→ **DATASET**:
☆ ☆ ☆

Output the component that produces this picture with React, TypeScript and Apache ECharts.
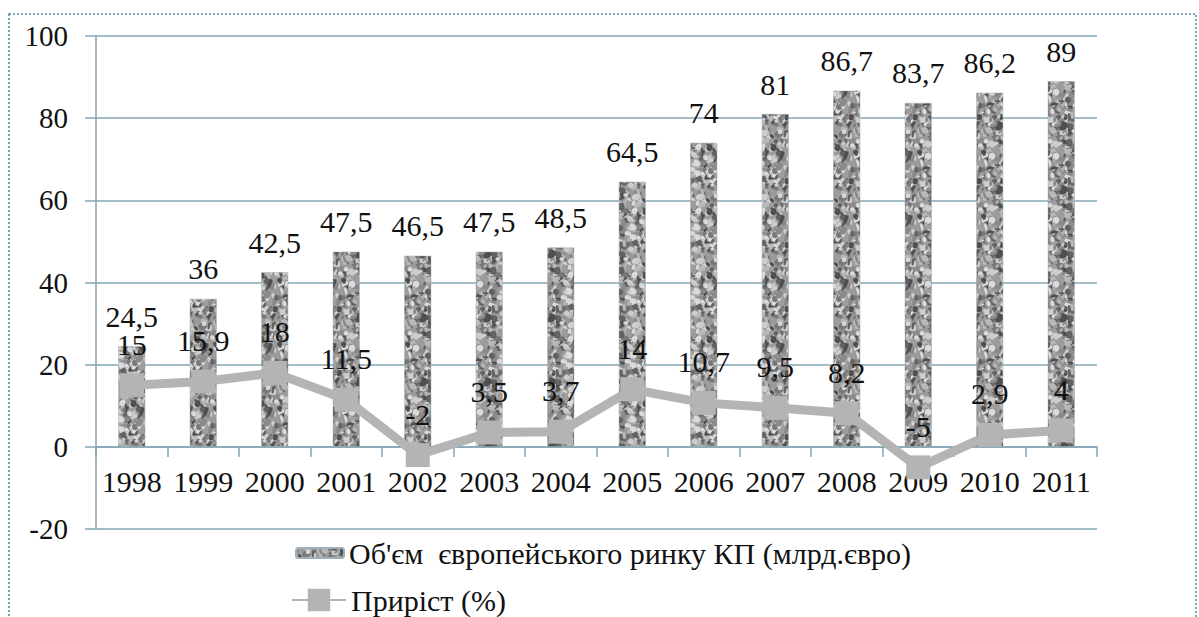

☆ ☆ ☆

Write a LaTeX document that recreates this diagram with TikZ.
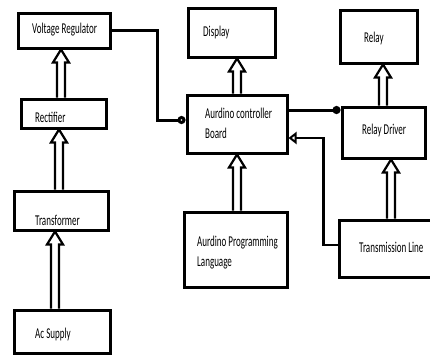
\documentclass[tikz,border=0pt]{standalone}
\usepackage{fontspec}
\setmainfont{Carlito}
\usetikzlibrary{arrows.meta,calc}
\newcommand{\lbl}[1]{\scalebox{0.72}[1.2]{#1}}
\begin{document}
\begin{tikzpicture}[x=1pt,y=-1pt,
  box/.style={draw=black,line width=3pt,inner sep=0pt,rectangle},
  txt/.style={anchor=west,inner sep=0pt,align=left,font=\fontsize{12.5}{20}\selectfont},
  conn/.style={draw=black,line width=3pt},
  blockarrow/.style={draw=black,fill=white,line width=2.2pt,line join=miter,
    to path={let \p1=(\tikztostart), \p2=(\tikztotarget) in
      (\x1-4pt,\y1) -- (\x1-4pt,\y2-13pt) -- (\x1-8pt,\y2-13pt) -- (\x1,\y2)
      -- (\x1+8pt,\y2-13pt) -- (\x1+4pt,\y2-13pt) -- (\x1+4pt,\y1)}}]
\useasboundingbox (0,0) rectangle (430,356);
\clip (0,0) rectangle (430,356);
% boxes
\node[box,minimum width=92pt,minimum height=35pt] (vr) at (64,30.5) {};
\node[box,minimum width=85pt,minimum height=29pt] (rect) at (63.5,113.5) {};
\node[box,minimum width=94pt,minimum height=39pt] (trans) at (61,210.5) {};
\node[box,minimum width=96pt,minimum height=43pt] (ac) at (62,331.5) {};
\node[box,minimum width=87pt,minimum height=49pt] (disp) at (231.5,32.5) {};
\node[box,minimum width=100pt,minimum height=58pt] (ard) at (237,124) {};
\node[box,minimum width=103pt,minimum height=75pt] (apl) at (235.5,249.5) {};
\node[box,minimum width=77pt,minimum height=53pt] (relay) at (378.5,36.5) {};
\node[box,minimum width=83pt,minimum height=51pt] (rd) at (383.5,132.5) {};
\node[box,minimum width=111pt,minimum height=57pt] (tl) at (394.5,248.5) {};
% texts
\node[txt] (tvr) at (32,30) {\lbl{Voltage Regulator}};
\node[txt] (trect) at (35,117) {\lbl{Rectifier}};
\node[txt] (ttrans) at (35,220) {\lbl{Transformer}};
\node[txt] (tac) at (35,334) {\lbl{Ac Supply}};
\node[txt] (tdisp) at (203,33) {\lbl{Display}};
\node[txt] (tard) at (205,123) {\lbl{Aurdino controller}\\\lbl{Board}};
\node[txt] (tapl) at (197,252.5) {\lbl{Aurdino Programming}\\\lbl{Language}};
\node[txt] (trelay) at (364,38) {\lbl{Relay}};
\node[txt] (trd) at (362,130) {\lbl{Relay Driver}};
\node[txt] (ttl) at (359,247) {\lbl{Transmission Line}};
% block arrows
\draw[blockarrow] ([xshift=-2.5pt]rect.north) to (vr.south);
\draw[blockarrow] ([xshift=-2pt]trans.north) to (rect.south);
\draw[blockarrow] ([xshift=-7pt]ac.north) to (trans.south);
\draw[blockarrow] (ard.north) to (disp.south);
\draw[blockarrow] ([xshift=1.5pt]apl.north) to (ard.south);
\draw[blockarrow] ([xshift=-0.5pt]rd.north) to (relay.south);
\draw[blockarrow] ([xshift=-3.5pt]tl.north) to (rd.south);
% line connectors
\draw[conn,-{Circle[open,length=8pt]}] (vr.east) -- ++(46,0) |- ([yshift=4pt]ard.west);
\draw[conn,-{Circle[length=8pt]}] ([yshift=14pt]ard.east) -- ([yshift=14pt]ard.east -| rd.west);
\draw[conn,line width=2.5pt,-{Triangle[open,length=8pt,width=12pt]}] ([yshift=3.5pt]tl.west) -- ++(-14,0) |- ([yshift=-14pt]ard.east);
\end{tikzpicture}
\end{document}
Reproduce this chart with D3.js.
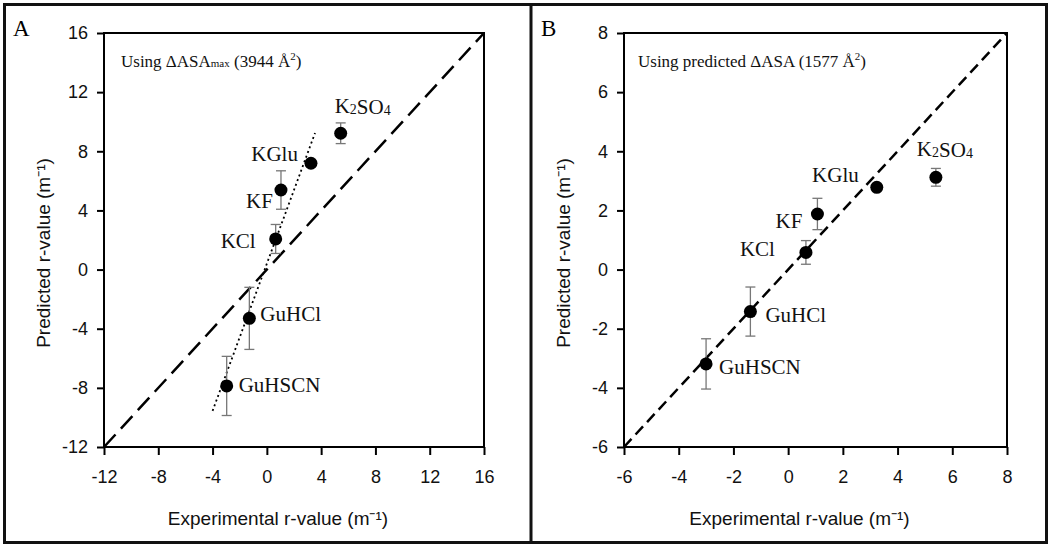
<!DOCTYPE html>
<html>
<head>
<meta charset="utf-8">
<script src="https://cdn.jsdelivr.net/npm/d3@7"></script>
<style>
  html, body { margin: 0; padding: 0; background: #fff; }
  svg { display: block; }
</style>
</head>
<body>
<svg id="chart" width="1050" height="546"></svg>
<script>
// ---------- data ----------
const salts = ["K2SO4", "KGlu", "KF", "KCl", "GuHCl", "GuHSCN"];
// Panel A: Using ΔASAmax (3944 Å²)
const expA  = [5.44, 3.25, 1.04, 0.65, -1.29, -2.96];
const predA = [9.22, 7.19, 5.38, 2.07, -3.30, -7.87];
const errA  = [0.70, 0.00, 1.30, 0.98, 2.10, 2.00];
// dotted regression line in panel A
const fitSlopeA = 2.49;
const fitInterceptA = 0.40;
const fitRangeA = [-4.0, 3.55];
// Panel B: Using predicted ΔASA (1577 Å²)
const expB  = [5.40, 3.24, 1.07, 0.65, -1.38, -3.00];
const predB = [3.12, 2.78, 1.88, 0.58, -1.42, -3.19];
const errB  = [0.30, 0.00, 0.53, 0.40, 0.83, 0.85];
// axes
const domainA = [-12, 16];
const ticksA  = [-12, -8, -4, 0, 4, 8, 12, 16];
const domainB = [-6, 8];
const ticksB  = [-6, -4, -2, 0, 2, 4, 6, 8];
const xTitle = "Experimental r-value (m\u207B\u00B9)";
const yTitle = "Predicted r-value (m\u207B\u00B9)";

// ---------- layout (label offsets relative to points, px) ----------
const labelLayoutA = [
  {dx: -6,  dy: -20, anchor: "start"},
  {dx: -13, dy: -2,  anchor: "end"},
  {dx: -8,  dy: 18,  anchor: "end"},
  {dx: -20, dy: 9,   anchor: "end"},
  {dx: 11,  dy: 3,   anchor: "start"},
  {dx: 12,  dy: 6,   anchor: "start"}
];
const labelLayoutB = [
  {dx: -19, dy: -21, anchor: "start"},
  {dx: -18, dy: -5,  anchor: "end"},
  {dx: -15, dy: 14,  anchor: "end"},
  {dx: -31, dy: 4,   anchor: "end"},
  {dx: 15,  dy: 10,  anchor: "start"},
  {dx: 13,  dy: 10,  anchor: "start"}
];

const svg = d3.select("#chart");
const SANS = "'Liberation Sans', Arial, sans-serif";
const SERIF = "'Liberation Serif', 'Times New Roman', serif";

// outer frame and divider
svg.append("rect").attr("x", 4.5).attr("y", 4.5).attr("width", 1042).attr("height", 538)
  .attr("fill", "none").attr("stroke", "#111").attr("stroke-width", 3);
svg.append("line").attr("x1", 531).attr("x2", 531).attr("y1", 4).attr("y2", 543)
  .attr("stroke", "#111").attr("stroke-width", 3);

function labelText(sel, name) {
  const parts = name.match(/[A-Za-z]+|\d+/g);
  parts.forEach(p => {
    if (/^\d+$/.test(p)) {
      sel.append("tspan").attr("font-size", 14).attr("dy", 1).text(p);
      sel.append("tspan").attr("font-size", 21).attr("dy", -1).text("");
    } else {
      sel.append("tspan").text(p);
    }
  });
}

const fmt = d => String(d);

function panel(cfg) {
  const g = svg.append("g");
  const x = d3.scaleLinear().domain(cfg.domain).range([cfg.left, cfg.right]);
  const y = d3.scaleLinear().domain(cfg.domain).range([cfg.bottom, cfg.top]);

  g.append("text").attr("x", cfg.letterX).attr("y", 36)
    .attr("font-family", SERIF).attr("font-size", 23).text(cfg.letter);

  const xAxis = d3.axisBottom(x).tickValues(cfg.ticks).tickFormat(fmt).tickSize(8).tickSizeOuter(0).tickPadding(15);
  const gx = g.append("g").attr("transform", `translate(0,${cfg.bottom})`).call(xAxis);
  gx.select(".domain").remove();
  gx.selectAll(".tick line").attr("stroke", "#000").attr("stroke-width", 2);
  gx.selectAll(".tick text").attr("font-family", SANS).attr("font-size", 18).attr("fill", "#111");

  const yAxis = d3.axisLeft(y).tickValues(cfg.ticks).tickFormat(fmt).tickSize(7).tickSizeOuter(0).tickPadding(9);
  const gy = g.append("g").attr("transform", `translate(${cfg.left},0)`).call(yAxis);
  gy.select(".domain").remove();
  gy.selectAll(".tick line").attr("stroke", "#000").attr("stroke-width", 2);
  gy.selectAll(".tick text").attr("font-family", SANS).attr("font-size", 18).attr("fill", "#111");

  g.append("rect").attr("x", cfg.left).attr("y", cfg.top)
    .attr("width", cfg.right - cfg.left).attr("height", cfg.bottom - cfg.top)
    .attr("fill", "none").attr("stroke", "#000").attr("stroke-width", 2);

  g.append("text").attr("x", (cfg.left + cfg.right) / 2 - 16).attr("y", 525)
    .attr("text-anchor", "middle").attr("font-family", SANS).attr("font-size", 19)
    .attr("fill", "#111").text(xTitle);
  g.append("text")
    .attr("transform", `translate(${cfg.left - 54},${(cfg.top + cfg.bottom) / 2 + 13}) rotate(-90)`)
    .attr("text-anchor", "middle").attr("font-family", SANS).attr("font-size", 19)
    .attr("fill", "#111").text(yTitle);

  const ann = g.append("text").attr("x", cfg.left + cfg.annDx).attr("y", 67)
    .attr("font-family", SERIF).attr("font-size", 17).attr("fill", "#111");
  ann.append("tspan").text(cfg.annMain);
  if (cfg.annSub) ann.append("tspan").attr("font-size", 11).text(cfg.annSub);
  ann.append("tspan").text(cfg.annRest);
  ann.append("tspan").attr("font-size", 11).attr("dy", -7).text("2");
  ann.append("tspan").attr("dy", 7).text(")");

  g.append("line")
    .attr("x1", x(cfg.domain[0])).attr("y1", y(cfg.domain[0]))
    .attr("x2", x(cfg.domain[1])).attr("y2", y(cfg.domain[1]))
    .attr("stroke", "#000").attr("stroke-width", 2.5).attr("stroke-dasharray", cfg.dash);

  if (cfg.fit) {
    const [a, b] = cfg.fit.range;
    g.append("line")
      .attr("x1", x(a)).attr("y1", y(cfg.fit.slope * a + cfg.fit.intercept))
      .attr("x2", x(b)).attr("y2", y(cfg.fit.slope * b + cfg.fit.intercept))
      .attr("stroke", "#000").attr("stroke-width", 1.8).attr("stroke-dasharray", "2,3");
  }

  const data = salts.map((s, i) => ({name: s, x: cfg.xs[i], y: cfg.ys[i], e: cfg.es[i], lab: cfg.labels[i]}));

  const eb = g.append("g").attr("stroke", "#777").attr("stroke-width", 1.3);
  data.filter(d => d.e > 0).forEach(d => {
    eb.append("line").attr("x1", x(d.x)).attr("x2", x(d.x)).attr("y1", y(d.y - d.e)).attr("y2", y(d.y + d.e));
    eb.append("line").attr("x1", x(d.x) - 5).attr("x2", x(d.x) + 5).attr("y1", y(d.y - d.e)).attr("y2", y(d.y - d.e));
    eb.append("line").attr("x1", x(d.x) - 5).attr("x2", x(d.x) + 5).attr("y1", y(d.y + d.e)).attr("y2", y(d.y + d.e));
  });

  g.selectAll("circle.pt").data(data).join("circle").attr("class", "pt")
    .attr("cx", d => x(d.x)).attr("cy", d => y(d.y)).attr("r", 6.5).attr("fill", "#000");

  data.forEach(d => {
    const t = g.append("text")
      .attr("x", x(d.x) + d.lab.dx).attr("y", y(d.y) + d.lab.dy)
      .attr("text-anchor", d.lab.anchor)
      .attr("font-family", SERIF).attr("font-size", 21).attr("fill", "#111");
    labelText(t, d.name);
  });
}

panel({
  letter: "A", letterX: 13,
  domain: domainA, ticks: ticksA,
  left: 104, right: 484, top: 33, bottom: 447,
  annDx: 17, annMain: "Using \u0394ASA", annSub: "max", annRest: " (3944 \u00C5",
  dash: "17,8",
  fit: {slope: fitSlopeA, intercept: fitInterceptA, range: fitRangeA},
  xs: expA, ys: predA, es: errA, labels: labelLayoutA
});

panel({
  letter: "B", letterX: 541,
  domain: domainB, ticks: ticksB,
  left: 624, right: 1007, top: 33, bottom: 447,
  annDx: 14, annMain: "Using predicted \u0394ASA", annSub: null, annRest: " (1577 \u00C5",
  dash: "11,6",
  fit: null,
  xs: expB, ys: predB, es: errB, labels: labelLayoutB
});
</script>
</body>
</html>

☆ ☆ ☆

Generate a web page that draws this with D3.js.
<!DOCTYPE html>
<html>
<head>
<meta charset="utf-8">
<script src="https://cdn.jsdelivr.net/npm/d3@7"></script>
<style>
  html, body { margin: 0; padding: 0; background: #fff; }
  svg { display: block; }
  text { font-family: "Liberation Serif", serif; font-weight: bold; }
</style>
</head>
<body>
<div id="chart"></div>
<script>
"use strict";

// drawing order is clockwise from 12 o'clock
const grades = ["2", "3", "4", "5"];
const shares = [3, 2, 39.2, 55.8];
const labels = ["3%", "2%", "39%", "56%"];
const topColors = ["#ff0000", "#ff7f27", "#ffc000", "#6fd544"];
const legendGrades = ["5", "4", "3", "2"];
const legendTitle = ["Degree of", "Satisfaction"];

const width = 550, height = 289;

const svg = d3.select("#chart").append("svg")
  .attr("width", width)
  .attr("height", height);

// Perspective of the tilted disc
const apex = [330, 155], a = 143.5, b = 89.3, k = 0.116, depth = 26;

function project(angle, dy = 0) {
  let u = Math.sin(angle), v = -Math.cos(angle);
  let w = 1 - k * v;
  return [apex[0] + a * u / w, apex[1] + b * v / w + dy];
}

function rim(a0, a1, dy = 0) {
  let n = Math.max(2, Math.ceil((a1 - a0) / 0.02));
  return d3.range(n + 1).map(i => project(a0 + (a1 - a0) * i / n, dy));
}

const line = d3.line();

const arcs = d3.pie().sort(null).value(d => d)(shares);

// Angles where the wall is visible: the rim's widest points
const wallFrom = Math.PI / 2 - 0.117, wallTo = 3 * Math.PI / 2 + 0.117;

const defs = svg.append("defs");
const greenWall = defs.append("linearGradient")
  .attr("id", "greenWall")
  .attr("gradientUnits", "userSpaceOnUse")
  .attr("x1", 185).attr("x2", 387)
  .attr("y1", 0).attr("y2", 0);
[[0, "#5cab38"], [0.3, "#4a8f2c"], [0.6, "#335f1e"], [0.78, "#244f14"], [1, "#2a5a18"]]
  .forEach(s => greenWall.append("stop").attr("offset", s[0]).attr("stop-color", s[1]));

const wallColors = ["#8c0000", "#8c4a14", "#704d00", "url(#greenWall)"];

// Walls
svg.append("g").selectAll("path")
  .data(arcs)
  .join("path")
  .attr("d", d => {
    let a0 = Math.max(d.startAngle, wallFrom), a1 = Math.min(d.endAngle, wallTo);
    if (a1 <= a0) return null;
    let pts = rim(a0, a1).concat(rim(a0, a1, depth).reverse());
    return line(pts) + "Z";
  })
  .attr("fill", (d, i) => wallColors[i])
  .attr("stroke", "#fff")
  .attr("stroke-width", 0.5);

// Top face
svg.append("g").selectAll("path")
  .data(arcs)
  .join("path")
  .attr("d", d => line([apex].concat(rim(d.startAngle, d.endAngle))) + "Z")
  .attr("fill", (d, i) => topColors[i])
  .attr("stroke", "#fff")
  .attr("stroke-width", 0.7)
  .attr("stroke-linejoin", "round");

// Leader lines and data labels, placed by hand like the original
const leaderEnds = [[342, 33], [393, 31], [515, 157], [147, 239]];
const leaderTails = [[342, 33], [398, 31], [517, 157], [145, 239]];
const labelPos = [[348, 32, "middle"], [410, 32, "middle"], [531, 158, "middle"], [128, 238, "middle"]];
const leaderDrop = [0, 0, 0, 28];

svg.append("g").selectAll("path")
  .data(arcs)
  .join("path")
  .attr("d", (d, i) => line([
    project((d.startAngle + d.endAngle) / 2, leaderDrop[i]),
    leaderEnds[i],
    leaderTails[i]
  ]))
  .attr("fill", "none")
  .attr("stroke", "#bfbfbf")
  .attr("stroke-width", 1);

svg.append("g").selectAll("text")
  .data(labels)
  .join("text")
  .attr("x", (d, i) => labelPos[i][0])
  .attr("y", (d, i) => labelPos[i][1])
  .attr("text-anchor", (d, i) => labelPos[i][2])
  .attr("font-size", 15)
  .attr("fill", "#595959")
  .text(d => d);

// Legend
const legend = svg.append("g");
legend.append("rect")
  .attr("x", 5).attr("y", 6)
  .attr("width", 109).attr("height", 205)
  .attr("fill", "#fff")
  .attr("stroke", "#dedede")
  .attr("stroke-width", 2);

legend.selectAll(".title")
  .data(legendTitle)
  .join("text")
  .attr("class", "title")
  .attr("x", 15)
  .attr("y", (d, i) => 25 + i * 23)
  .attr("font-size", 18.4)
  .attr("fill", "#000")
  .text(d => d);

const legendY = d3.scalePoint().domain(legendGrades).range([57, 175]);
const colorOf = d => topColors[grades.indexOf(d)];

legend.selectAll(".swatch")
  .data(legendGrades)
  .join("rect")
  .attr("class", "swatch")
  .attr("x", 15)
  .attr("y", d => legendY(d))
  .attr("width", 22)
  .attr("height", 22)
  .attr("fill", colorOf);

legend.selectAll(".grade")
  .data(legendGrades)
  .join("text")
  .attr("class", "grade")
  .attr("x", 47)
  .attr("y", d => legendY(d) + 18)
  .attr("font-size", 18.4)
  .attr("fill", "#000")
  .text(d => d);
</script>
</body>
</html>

☆ ☆ ☆

→ **TASK INSTRUCTIONS**:
Begin with the line containing "Generate a web", end with the line containing "const wallFrom = Math.PI", and repeat every line in that stretch exactly.

→ **EXERCISE RESPONSE**:
Generate a web page that draws this with D3.js.
<!DOCTYPE html>
<html>
<head>
<meta charset="utf-8">
<script src="https://cdn.jsdelivr.net/npm/d3@7"></script>
<style>
  html, body { margin: 0; padding: 0; background: #fff; }
  svg { display: block; }
  text { font-family: "Liberation Serif", serif; font-weight: bold; }
</style>
</head>
<body>
<div id="chart"></div>
<script>
"use strict";

// drawing order is clockwise from 12 o'clock
const grades = ["2", "3", "4", "5"];
const shares = [3, 2, 39.2, 55.8];
const labels = ["3%", "2%", "39%", "56%"];
const topColors = ["#ff0000", "#ff7f27", "#ffc000", "#6fd544"];
const legendGrades = ["5", "4", "3", "2"];
const legendTitle = ["Degree of", "Satisfaction"];

const width = 550, height = 289;

const svg = d3.select("#chart").append("svg")
  .attr("width", width)
  .attr("height", height);

// Perspective of the tilted disc
const apex = [330, 155], a = 143.5, b = 89.3, k = 0.116, depth = 26;

function project(angle, dy = 0) {
  let u = Math.sin(angle), v = -Math.cos(angle);
  let w = 1 - k * v;
  return [apex[0] + a * u / w, apex[1] + b * v / w + dy];
}

function rim(a0, a1, dy = 0) {
  let n = Math.max(2, Math.ceil((a1 - a0) / 0.02));
  return d3.range(n + 1).map(i => project(a0 + (a1 - a0) * i / n, dy));
}

const line = d3.line();

const arcs = d3.pie().sort(null).value(d => d)(shares);

// Angles where the wall is visible: the rim's widest points
const wallFrom = Math.PI / 2 - 0.117, wallTo = 3 * Math.PI / 2 + 0.117;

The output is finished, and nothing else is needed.